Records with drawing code
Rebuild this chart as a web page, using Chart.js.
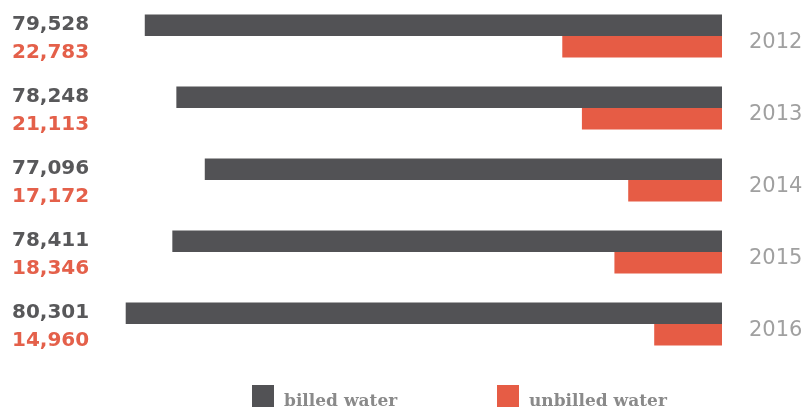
<!DOCTYPE html>
<html>
<head>
<meta charset="utf-8">
<script src="https://cdn.jsdelivr.net/npm/chart.js@4"></script>
<style>
  html, body { margin: 0; padding: 0; background: #fff; overflow: hidden; }
  #wrap { position: relative; width: 809px; height: 407px; }
</style>
</head>
<body>
<div id="wrap"><canvas id="water"></canvas></div>
<script>
// water volumes per year
const years = ['2012', '2013', '2014', '2015', '2016'];
const billed = [79528, 78248, 77096, 78411, 80301];
const unbilled = [22783, 21113, 17172, 18346, 14960];
const seriesNames = ['billed water', 'unbilled water'];

const DARK = '#525255';
const ORANGE = '#e65c45';

// value labels at the left, one pair per year
const valueLabels = {
  id: 'valueLabels',
  afterDatasetsDraw(chart) {
    const c = chart.ctx;
    c.save();
    c.font = 'bold 20px "DejaVu Sans"';
    c.textAlign = 'left';
    c.textBaseline = 'alphabetic';
    const colors = ['#58585a', '#e4604a'];
    const shift = [4.5, 11.5];
    chart.data.datasets.forEach((ds, di) => {
      chart.getDatasetMeta(di).data.forEach((bar, i) => {
        c.fillStyle = colors[di];
        c.fillText(ds.data[i].toLocaleString('en-US'), 12, bar.y + shift[di]);
      });
    });
    c.restore();
  }
};

// legend along the bottom edge
const bottomLegend = {
  id: 'bottomLegend',
  afterDraw(chart) {
    const c = chart.ctx;
    const xs = [252, 497];
    c.save();
    c.font = 'bold 17px "DejaVu Serif"';
    c.textBaseline = 'alphabetic';
    chart.data.datasets.forEach((ds, di) => {
      c.fillStyle = ds.backgroundColor;
      c.fillRect(xs[di], 385, 22, 22);
      c.fillStyle = '#8a8a8a';
      c.fillText(ds.label, xs[di] + 32, 406);
    });
    c.restore();
  }
};

new Chart(document.getElementById('water'), {
  type: 'bar',
  data: {
    labels: years,
    datasets: [{
      label: seriesNames[0],
      data: billed,
      backgroundColor: DARK,
      xAxisID: 'xb'
    },
    {
      label: seriesNames[1],
      data: unbilled,
      backgroundColor: ORANGE,
      xAxisID: 'xu'
    }]
  },
  plugins: [valueLabels, bottomLegend],
  options: {
    indexAxis: 'y',
    responsive: true,
    maintainAspectRatio: false,
    animation: false,
    barPercentage: 1,
    categoryPercentage: 0.6,
    layout: {
      padding: { left: 100, right: 0, top: 0, bottom: 47 }
    },
    plugins: {
      legend: { display: false },
      tooltip: { enabled: false }
    },
    scales: {
      xb: {
        type: 'linear',
        axis: 'x',
        display: false,
        reverse: true,
        min: 56130,
        max: 81343
      },
      xu: {
        type: 'linear',
        axis: 'x',
        display: false,
        reverse: true,
        min: 9190,
        max: 62126
      },
      y: {
        position: 'right',
        grid: { display: false, drawTicks: false },
        border: { display: false },
        ticks: {
          padding: 27,
          labelOffset: 7,
          color: '#a0a0a0',
          font: { family: 'DejaVu Sans', size: 21 }
        },
        // fixed gutter for the year labels, no extra top/bottom room
        afterFit(scale) {
          scale.width = 87;
          scale.paddingTop = 0;
          scale.paddingBottom = 0;
        }
      }
    }
  }
});
</script>
</body>
</html>
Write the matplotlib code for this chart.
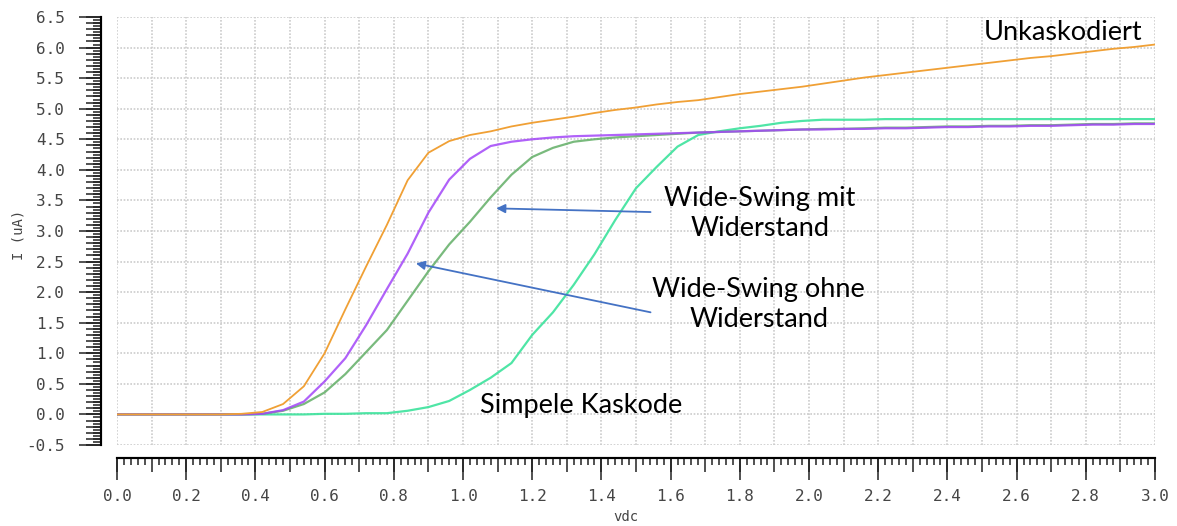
from __future__ import annotations

import matplotlib

matplotlib.use("Agg")

import matplotlib.pyplot as plt
from matplotlib.ticker import FormatStrFormatter, MultipleLocator, NullLocator

# dc sweep, 0.06 V steps
vdc = [
    0.00, 0.06, 0.12, 0.18, 0.24, 0.30, 0.36, 0.42, 0.48, 0.54,
    0.60, 0.66, 0.72, 0.78, 0.84, 0.90, 0.96, 1.02, 1.08, 1.14,
    1.20, 1.26, 1.32, 1.38, 1.44, 1.50, 1.56, 1.62, 1.68, 1.74,
    1.80, 1.86, 1.92, 1.98, 2.04, 2.10, 2.16, 2.22, 2.28, 2.34,
    2.40, 2.46, 2.52, 2.58, 2.64, 2.70, 2.76, 2.82, 2.88, 2.94,
    3.00,
]

i_unkaskodiert = [
    0.00, 0.00, 0.00, 0.00, 0.00, 0.00, 0.01, 0.04, 0.17, 0.46,
    1.00, 1.72, 2.42, 3.10, 3.83, 4.28, 4.47, 4.57, 4.63, 4.71,
    4.77, 4.82, 4.87, 4.93, 4.98, 5.02, 5.07, 5.11, 5.14, 5.19,
    5.24, 5.28, 5.32, 5.36, 5.41, 5.46, 5.51, 5.55, 5.59, 5.63,
    5.67, 5.71, 5.75, 5.79, 5.83, 5.86, 5.90, 5.94, 5.98, 6.01,
    6.05,
]

i_ws_ohne = [
    0.00, 0.00, 0.00, 0.00, 0.00, 0.00, 0.00, 0.01, 0.07, 0.21,
    0.54, 0.92, 1.46, 2.05, 2.63, 3.30, 3.84, 4.18, 4.39, 4.46,
    4.50, 4.53, 4.55, 4.56, 4.57, 4.58, 4.59, 4.60, 4.61, 4.62,
    4.63, 4.64, 4.65, 4.66, 4.66, 4.67, 4.67, 4.68, 4.68, 4.69,
    4.70, 4.70, 4.71, 4.71, 4.72, 4.72, 4.73, 4.74, 4.74, 4.75,
    4.75,
]

i_ws_mit = [
    0.00, 0.00, 0.00, 0.00, 0.00, 0.00, 0.00, 0.01, 0.06, 0.17,
    0.36, 0.66, 1.02, 1.38, 1.86, 2.34, 2.78, 3.15, 3.55, 3.92,
    4.21, 4.36, 4.46, 4.50, 4.53, 4.55, 4.57, 4.59, 4.61, 4.62,
    4.63, 4.64, 4.65, 4.66, 4.67, 4.67, 4.68, 4.69, 4.69, 4.70,
    4.71, 4.71, 4.72, 4.72, 4.73, 4.73, 4.74, 4.75, 4.75, 4.76,
    4.76,
]

i_simpel = [
    0.00, 0.00, 0.00, 0.00, 0.00, 0.00, 0.00, 0.00, 0.00, 0.00,
    0.01, 0.01, 0.02, 0.02, 0.06, 0.12, 0.22, 0.40, 0.60, 0.84,
    1.30, 1.67, 2.12, 2.62, 3.18, 3.70, 4.05, 4.38, 4.57, 4.63,
    4.68, 4.72, 4.77, 4.80, 4.82, 4.82, 4.82, 4.83, 4.83, 4.83,
    4.83, 4.83, 4.83, 4.83, 4.83, 4.83, 4.83, 4.83, 4.83, 4.83,
    4.83,
]

TICK_FONT = "DejaVu Sans Mono"
NOTE_FONT = "Lato"
GREY = "#454545"
ARROW = "#4472C4"


def main() -> int:
    fig = plt.figure(figsize=(11.77, 5.26), dpi=100)
    fig.patch.set_facecolor("white")
    ax = fig.add_axes([117 / 1177, 1 - 445 / 526, 1038 / 1177, 428 / 526])

    ax.plot(vdc, i_simpel, color="#3CE39C", lw=1.6, alpha=0.9)
    ax.plot(vdc, i_ws_mit, color="#62AE66", lw=1.6, alpha=0.85)
    ax.plot(vdc, i_ws_ohne, color="#A346F8", lw=1.6, alpha=0.85)
    ax.plot(vdc, i_unkaskodiert, color="#F0A035", lw=1.3)

    ax.set_xlim(0, 3.0)
    ax.set_ylim(-0.5, 6.5)
    ax.set_axisbelow(True)

    for side in ("top", "right"):
        ax.spines[side].set_visible(False)
    ax.spines["left"].set_position(("outward", 11.5))
    ax.spines["bottom"].set_position(("outward", 9.4))
    ax.spines["left"].set_linewidth(1.5)
    ax.spines["bottom"].set_linewidth(1.5)

    # x ruler: 0.1 ticks + grid on main axis, 0.02 minor, labelled 0.2 on secondary
    ax.xaxis.set_major_locator(MultipleLocator(0.1))
    ax.xaxis.set_minor_locator(MultipleLocator(0.02))
    ax.tick_params(axis="x", which="major", length=10, width=1.1,
                   color="#222222", labelbottom=False)
    ax.tick_params(axis="x", which="minor", length=5, width=1.1, color="#222222")

    ax.yaxis.set_major_locator(MultipleLocator(0.5))
    ax.yaxis.set_minor_locator(MultipleLocator(0.05))
    ax.yaxis.set_major_formatter(FormatStrFormatter("%.1f"))
    ax.tick_params(axis="y", which="major", length=16, width=1.1, color="#222222",
                   pad=10, labelsize=11.5, labelcolor=GREY)
    ax.tick_params(axis="y", which="minor", length=5.8, width=1.1, color="#222222")
    for lab in ax.get_yticklabels():
        lab.set_family(TICK_FONT)

    ax.grid(True, which="major", color="#cccccc", linestyle=(0, (1, 1)), lw=1.2)

    secx = ax.secondary_xaxis("bottom")
    secx.spines["bottom"].set_position(("outward", 9.4))
    secx.spines["bottom"].set_linewidth(1.5)
    secx.xaxis.set_major_locator(MultipleLocator(0.2))
    secx.xaxis.set_minor_locator(NullLocator())
    secx.xaxis.set_major_formatter(FormatStrFormatter("%.1f"))
    secx.tick_params(axis="x", length=16, width=1.1, color="#222222", pad=6.5,
                     labelsize=11.5, labelcolor=GREY)
    for lab in secx.get_xticklabels():
        lab.set_family(TICK_FONT)

    secy = ax.secondary_yaxis("left")
    secy.spines["left"].set_position(("outward", 11.5))
    secy.spines["left"].set_linewidth(1.5)
    secy.yaxis.set_major_locator(MultipleLocator(0.1))
    secy.yaxis.set_minor_locator(NullLocator())
    secy.tick_params(axis="y", length=10.8, width=1.1, color="#222222", labelleft=False)

    ax.set_xlabel("vdc", family=TICK_FONT, fontsize=10, color=GREY)
    ax.xaxis.set_label_coords(0.49, -0.152)
    ax.set_ylabel("I (uA)", family=TICK_FONT, fontsize=10, color=GREY)
    ax.yaxis.set_label_coords(-0.088, 0.49)

    note = dict(family=NOTE_FONT, fontsize=19.5, color="black", ha="center",
                va="center", linespacing=1.25)
    ax.text(2.733, 6.24, "Unkaskodiert", **note)
    ax.text(1.858, 3.28, "Wide-Swing mit\nWiderstand", **note)
    ax.text(1.855, 1.80, "Wide-Swing ohne\nWiderstand", **note)
    ax.text(1.342, 0.15, "Simpele Kaskode", **note)

    arrow = dict(arrowstyle="-|>", color=ARROW, lw=1.3, mutation_scale=13,
                 shrinkA=0, shrinkB=0)
    ax.annotate("", xy=(1.096, 3.37), xytext=(1.542, 3.31), arrowprops=arrow)
    ax.annotate("", xy=(0.864, 2.47), xytext=(1.542, 1.67), arrowprops=arrow)

    fig.savefig("out.png", dpi=100)
    plt.close(fig)
    return 0


if __name__ == "__main__":
    raise SystemExit(main())
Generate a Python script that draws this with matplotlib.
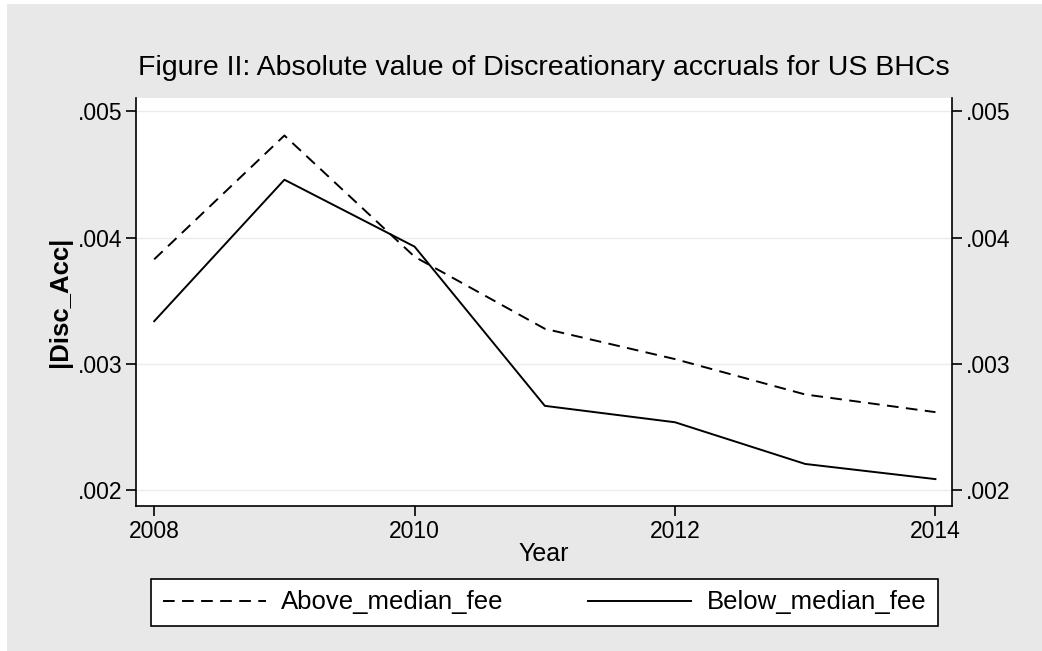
import matplotlib
matplotlib.use("Agg")
import matplotlib.pyplot as plt

years = [2008, 2009, 2010, 2011, 2012, 2013, 2014]
above_median = [0.00383, 0.00481, 0.00385, 0.00328, 0.00304, 0.00276, 0.00262]
below_median = [0.00334, 0.00446, 0.00393, 0.00267, 0.00254, 0.00221, 0.00209]
y_ticks = [0.002, 0.003, 0.004, 0.005]
y_tick_labels = [".002", ".003", ".004", ".005"]
x_ticks = [2008, 2010, 2012, 2014]

plt.rcParams['font.family'] = ['Liberation Sans', 'DejaVu Sans']

fig = plt.figure(figsize=(10.42, 6.51), dpi=100, facecolor="#e8e8e8")
ax = fig.add_axes([0.1305, 0.2227, 0.7831, 0.6268])
ax.set_facecolor("white")

ax.plot(years, above_median, color="black", lw=1.4, linestyle=(0, (6, 3.8)),
        label="Above_median_fee")
ax.plot(years, below_median, color="black", lw=1.4, label="Below_median_fee")

ax.set_xlim(2007.86, 2014.127)
ax.set_ylim(0.001877, 0.005107)
ax.set_xticks(x_ticks)
ax.set_yticks(y_ticks)
ax.set_yticklabels(y_tick_labels)
ax.grid(axis="y", color="#ececec", lw=1)
ax.set_axisbelow(True)

for s in ["left", "right", "bottom"]:
    ax.spines[s].set_color("black")
    ax.spines[s].set_linewidth(1.2)
ax.spines["top"].set_visible(False)

ax.tick_params(axis="both", direction="out", length=7, width=1.2,
               labelsize=16.5, color="black", pad=3)
ax.tick_params(axis="y", which="both", right=True, labelright=True)

ax.set_xlabel("Year", fontsize=18, labelpad=-1)
ax.set_ylabel("|Disc_Acc|", fontsize=18.5, fontweight="bold", labelpad=4)

fig.text(0.5215, 0.8955, "Figure II: Absolute value of Discreationary accruals for US BHCs",
         ha="center", va="center", fontsize=20.5)

leg = fig.legend(loc="center", bbox_to_anchor=(0.5226, 1 - 602.5 / 651), ncol=2,
                 fontsize=18.5, handlelength=4.0, columnspacing=3.3,
                 frameon=True, fancybox=False, edgecolor="black", framealpha=1,
                 borderpad=0.45, handletextpad=0.6)
leg.get_frame().set_linewidth(1.2)
leg.get_frame().set_facecolor("white")

# thin white margin along the top and left edges, as in the original export
fig.patches.append(plt.Rectangle((0, 1 - 4 / 651), 1, 4 / 651, transform=fig.transFigure,
                                 facecolor="white", edgecolor="none"))
fig.patches.append(plt.Rectangle((0, 0), 7 / 1042, 1, transform=fig.transFigure,
                                 facecolor="white", edgecolor="none"))

fig.savefig("out.png", dpi=100, facecolor=fig.get_facecolor())
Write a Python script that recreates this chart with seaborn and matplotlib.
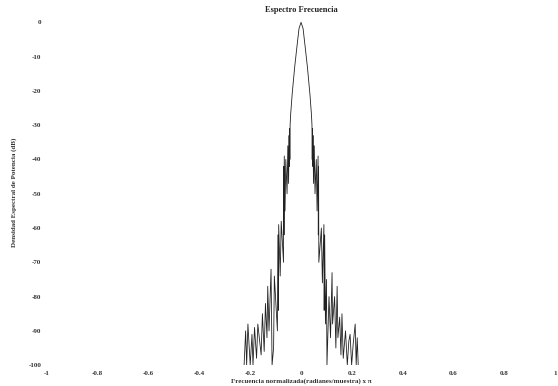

Exercise goal
Report the number of lines above that contain the word "Python", and only that number.

Output below
2